=== DATASET CONTENT ===

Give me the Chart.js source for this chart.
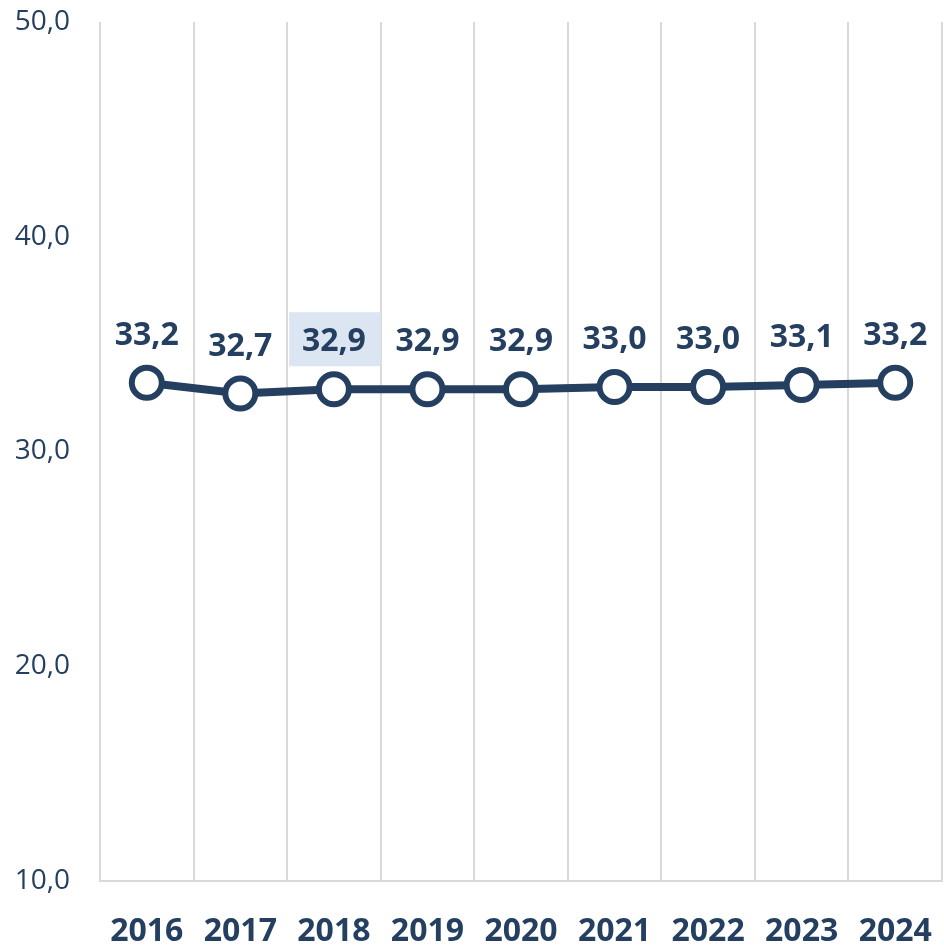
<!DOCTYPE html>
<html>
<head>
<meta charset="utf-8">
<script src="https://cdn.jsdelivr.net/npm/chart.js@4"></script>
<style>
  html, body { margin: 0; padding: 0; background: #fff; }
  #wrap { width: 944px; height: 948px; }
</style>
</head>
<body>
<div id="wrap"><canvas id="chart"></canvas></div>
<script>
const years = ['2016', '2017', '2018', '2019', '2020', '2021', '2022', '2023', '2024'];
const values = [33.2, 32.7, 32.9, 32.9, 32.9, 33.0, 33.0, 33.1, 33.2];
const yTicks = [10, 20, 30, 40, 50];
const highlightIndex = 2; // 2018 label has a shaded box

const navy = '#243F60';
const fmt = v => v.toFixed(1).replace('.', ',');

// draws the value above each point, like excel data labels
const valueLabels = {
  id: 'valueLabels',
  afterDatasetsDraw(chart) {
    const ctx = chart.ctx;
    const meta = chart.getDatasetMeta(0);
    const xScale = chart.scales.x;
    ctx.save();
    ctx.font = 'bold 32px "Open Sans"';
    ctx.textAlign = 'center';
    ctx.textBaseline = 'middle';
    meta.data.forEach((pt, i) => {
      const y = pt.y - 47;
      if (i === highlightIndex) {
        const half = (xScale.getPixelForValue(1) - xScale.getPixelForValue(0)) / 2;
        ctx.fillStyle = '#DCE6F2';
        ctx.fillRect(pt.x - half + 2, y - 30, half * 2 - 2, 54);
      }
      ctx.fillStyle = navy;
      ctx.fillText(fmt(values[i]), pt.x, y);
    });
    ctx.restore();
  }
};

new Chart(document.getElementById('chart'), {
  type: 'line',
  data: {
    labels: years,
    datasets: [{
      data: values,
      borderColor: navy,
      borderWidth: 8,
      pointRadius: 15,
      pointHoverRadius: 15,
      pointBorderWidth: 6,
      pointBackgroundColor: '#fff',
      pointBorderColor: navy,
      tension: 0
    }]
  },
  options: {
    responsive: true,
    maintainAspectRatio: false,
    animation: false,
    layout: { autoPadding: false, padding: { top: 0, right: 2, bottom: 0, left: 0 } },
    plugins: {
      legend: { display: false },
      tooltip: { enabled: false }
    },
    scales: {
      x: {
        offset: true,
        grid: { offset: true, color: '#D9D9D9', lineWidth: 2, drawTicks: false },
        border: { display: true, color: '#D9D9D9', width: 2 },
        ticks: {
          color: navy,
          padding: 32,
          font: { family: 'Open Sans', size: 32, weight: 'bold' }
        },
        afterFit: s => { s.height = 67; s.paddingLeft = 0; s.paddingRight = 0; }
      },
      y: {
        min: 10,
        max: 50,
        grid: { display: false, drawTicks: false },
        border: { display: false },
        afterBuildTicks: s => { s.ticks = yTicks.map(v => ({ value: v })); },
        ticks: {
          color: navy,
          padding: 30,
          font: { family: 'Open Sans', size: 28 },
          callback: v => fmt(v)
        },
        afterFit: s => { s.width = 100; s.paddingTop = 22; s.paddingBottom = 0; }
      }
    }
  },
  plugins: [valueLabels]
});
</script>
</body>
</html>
==
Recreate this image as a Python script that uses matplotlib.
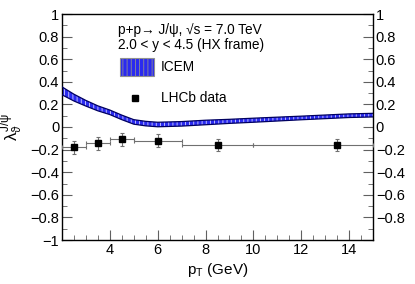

=== TASK DIRECTIONS ===
Pull out every line of the records that includes the string "chart".

=== WRITTEN REPLY ===
Give me the Chart.js source for this chart.
<script src="https://cdn.jsdelivr.net/npm/chart.js@4"></script>
<div id="wrap"><canvas id="chart"></canvas></div>
  afterDatasetsDraw(chart) {
    const ctx = chart.ctx;
    const meta = chart.getDatasetMeta(0);
    const xScale = chart.scales.x;
new Chart(document.getElementById('chart'), {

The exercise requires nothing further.